### STORED DATA

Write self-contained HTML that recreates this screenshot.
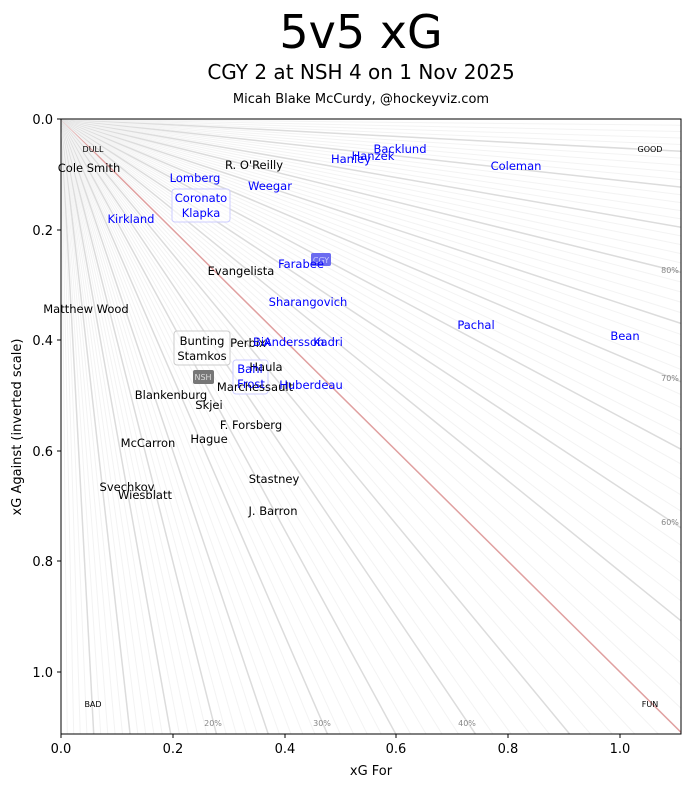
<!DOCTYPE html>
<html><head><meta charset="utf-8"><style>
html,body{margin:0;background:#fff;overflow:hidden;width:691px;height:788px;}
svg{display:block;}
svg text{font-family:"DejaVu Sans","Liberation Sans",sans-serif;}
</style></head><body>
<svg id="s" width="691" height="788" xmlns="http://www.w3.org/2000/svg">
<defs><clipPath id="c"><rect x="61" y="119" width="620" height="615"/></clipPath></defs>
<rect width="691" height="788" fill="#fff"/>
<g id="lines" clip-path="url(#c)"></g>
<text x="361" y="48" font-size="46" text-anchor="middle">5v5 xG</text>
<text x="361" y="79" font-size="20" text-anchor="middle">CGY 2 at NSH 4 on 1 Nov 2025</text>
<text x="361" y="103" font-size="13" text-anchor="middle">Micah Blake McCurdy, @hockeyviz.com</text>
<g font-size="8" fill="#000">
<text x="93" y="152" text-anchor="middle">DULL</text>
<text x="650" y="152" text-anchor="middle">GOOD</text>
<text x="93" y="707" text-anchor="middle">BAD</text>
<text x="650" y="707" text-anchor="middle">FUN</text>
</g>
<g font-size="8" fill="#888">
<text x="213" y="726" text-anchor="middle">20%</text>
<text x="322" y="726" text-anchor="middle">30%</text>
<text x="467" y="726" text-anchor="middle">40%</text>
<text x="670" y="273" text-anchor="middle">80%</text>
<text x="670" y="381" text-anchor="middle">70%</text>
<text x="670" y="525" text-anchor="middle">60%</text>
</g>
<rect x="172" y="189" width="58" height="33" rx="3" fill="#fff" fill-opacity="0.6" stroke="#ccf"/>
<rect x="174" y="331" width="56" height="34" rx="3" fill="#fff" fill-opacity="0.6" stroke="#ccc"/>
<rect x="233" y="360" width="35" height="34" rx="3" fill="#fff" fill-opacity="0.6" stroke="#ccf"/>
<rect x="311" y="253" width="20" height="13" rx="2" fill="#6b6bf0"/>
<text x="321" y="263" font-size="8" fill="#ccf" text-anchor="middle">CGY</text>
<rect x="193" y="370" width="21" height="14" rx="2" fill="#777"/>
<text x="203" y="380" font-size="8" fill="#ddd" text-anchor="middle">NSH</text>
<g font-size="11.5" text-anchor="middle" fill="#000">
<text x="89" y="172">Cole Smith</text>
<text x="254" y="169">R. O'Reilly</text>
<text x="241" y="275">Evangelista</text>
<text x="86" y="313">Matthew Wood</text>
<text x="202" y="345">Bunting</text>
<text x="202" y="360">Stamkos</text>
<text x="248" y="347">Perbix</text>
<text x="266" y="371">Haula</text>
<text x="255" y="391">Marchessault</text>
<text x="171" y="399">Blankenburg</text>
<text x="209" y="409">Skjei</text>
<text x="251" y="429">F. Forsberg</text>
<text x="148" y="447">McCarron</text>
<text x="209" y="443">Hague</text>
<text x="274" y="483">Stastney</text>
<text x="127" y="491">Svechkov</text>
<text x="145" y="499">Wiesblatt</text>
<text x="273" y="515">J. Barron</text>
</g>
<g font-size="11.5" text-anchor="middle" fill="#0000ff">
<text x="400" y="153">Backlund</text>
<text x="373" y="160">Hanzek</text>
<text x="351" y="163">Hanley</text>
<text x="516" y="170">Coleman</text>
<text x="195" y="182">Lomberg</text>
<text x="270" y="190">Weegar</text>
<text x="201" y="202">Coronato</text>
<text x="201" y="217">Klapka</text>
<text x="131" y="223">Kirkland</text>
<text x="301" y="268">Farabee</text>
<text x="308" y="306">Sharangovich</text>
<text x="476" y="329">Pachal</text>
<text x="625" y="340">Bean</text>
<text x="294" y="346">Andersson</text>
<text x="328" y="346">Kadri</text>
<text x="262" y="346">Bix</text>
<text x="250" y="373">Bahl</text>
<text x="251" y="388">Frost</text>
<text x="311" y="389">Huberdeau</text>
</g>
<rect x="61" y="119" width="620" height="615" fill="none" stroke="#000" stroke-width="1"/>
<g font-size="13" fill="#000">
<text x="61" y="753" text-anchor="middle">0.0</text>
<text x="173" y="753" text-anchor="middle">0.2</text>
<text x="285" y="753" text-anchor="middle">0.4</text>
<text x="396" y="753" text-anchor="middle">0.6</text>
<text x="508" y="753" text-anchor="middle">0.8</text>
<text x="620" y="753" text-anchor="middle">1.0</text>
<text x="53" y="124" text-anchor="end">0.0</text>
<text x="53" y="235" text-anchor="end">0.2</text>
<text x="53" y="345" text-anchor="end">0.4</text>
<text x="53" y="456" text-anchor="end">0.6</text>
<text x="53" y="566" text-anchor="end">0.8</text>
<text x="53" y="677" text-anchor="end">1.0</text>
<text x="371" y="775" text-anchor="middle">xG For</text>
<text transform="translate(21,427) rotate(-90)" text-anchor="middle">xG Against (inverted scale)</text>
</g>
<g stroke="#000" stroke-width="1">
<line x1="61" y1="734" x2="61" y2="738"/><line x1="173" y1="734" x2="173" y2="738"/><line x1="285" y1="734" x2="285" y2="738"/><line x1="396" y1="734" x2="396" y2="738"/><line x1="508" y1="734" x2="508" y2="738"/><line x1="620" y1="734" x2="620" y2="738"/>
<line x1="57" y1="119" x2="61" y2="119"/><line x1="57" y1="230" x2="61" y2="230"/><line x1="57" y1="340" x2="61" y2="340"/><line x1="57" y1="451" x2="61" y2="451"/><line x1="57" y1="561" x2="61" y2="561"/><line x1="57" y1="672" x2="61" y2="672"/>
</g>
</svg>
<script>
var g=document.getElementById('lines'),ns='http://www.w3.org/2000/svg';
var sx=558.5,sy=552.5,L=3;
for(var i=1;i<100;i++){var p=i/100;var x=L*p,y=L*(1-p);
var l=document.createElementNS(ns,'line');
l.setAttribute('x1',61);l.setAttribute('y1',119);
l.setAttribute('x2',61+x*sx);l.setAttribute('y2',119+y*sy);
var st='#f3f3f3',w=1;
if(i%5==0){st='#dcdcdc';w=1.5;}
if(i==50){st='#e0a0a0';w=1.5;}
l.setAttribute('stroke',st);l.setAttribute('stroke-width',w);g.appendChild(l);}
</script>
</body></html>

######

## EXERCISE DETAILS
Without the images, write out each line of the data verbatim.

## RESPONSE TO THIS EXERCISE
Write self-contained HTML that recreates this screenshot.
<!DOCTYPE html>
<html><head><meta charset="utf-8"><style>
html,body{margin:0;background:#fff;overflow:hidden;width:691px;height:788px;}
svg{display:block;}
svg text{font-family:"DejaVu Sans","Liberation Sans",sans-serif;}
</style></head><body>
<svg id="s" width="691" height="788" xmlns="http://www.w3.org/2000/svg">
<defs><clipPath id="c"><rect x="61" y="119" width="620" height="615"/></clipPath></defs>
<rect width="691" height="788" fill="#fff"/>
<g id="lines" clip-path="url(#c)"></g>
<text x="361" y="48" font-size="46" text-anchor="middle">5v5 xG</text>
<text x="361" y="79" font-size="20" text-anchor="middle">CGY 2 at NSH 4 on 1 Nov 2025</text>
<text x="361" y="103" font-size="13" text-anchor="middle">Micah Blake McCurdy, @hockeyviz.com</text>
<g font-size="8" fill="#000">
<text x="93" y="152" text-anchor="middle">DULL</text>
<text x="650" y="152" text-anchor="middle">GOOD</text>
<text x="93" y="707" text-anchor="middle">BAD</text>
<text x="650" y="707" text-anchor="middle">FUN</text>
</g>
<g font-size="8" fill="#888">
<text x="213" y="726" text-anchor="middle">20%</text>
<text x="322" y="726" text-anchor="middle">30%</text>
<text x="467" y="726" text-anchor="middle">40%</text>
<text x="670" y="273" text-anchor="middle">80%</text>
<text x="670" y="381" text-anchor="middle">70%</text>
<text x="670" y="525" text-anchor="middle">60%</text>
</g>
<rect x="172" y="189" width="58" height="33" rx="3" fill="#fff" fill-opacity="0.6" stroke="#ccf"/>
<rect x="174" y="331" width="56" height="34" rx="3" fill="#fff" fill-opacity="0.6" stroke="#ccc"/>
<rect x="233" y="360" width="35" height="34" rx="3" fill="#fff" fill-opacity="0.6" stroke="#ccf"/>
<rect x="311" y="253" width="20" height="13" rx="2" fill="#6b6bf0"/>
<text x="321" y="263" font-size="8" fill="#ccf" text-anchor="middle">CGY</text>
<rect x="193" y="370" width="21" height="14" rx="2" fill="#777"/>
<text x="203" y="380" font-size="8" fill="#ddd" text-anchor="middle">NSH</text>
<g font-size="11.5" text-anchor="middle" fill="#000">
<text x="89" y="172">Cole Smith</text>
<text x="254" y="169">R. O'Reilly</text>
<text x="241" y="275">Evangelista</text>
<text x="86" y="313">Matthew Wood</text>
<text x="202" y="345">Bunting</text>
<text x="202" y="360">Stamkos</text>
<text x="248" y="347">Perbix</text>
<text x="266" y="371">Haula</text>
<text x="255" y="391">Marchessault</text>
<text x="171" y="399">Blankenburg</text>
<text x="209" y="409">Skjei</text>
<text x="251" y="429">F. Forsberg</text>
<text x="148" y="447">McCarron</text>
<text x="209" y="443">Hague</text>
<text x="274" y="483">Stastney</text>
<text x="127" y="491">Svechkov</text>
<text x="145" y="499">Wiesblatt</text>
<text x="273" y="515">J. Barron</text>
</g>
<g font-size="11.5" text-anchor="middle" fill="#0000ff">
<text x="400" y="153">Backlund</text>
<text x="373" y="160">Hanzek</text>
<text x="351" y="163">Hanley</text>
<text x="516" y="170">Coleman</text>
<text x="195" y="182">Lomberg</text>
<text x="270" y="190">Weegar</text>
<text x="201" y="202">Coronato</text>
<text x="201" y="217">Klapka</text>
<text x="131" y="223">Kirkland</text>
<text x="301" y="268">Farabee</text>
<text x="308" y="306">Sharangovich</text>
<text x="476" y="329">Pachal</text>
<text x="625" y="340">Bean</text>
<text x="294" y="346">Andersson</text>
<text x="328" y="346">Kadri</text>
<text x="262" y="346">Bix</text>
<text x="250" y="373">Bahl</text>
<text x="251" y="388">Frost</text>
<text x="311" y="389">Huberdeau</text>
</g>
<rect x="61" y="119" width="620" height="615" fill="none" stroke="#000" stroke-width="1"/>
<g font-size="13" fill="#000">
<text x="61" y="753" text-anchor="middle">0.0</text>
<text x="173" y="753" text-anchor="middle">0.2</text>
<text x="285" y="753" text-anchor="middle">0.4</text>
<text x="396" y="753" text-anchor="middle">0.6</text>
<text x="508" y="753" text-anchor="middle">0.8</text>
<text x="620" y="753" text-anchor="middle">1.0</text>
<text x="53" y="124" text-anchor="end">0.0</text>
<text x="53" y="235" text-anchor="end">0.2</text>
<text x="53" y="345" text-anchor="end">0.4</text>
<text x="53" y="456" text-anchor="end">0.6</text>
<text x="53" y="566" text-anchor="end">0.8</text>
<text x="53" y="677" text-anchor="end">1.0</text>
<text x="371" y="775" text-anchor="middle">xG For</text>
<text transform="translate(21,427) rotate(-90)" text-anchor="middle">xG Against (inverted scale)</text>
</g>
<g stroke="#000" stroke-width="1">
<line x1="61" y1="734" x2="61" y2="738"/><line x1="173" y1="734" x2="173" y2="738"/><line x1="285" y1="734" x2="285" y2="738"/><line x1="396" y1="734" x2="396" y2="738"/><line x1="508" y1="734" x2="508" y2="738"/><line x1="620" y1="734" x2="620" y2="738"/>
<line x1="57" y1="119" x2="61" y2="119"/><line x1="57" y1="230" x2="61" y2="230"/><line x1="57" y1="340" x2="61" y2="340"/><line x1="57" y1="451" x2="61" y2="451"/><line x1="57" y1="561" x2="61" y2="561"/><line x1="57" y1="672" x2="61" y2="672"/>
</g>
</svg>
<script>
var g=document.getElementById('lines'),ns='http://www.w3.org/2000/svg';
var sx=558.5,sy=552.5,L=3;
for(var i=1;i<100;i++){var p=i/100;var x=L*p,y=L*(1-p);
var l=document.createElementNS(ns,'line');
l.setAttribute('x1',61);l.setAttribute('y1',119);
l.setAttribute('x2',61+x*sx);l.setAttribute('y2',119+y*sy);
var st='#f3f3f3',w=1;
if(i%5==0){st='#dcdcdc';w=1.5;}
if(i==50){st='#e0a0a0';w=1.5;}
l.setAttribute('stroke',st);l.setAttribute('stroke-width',w);g.appendChild(l);}
</script>
</body></html>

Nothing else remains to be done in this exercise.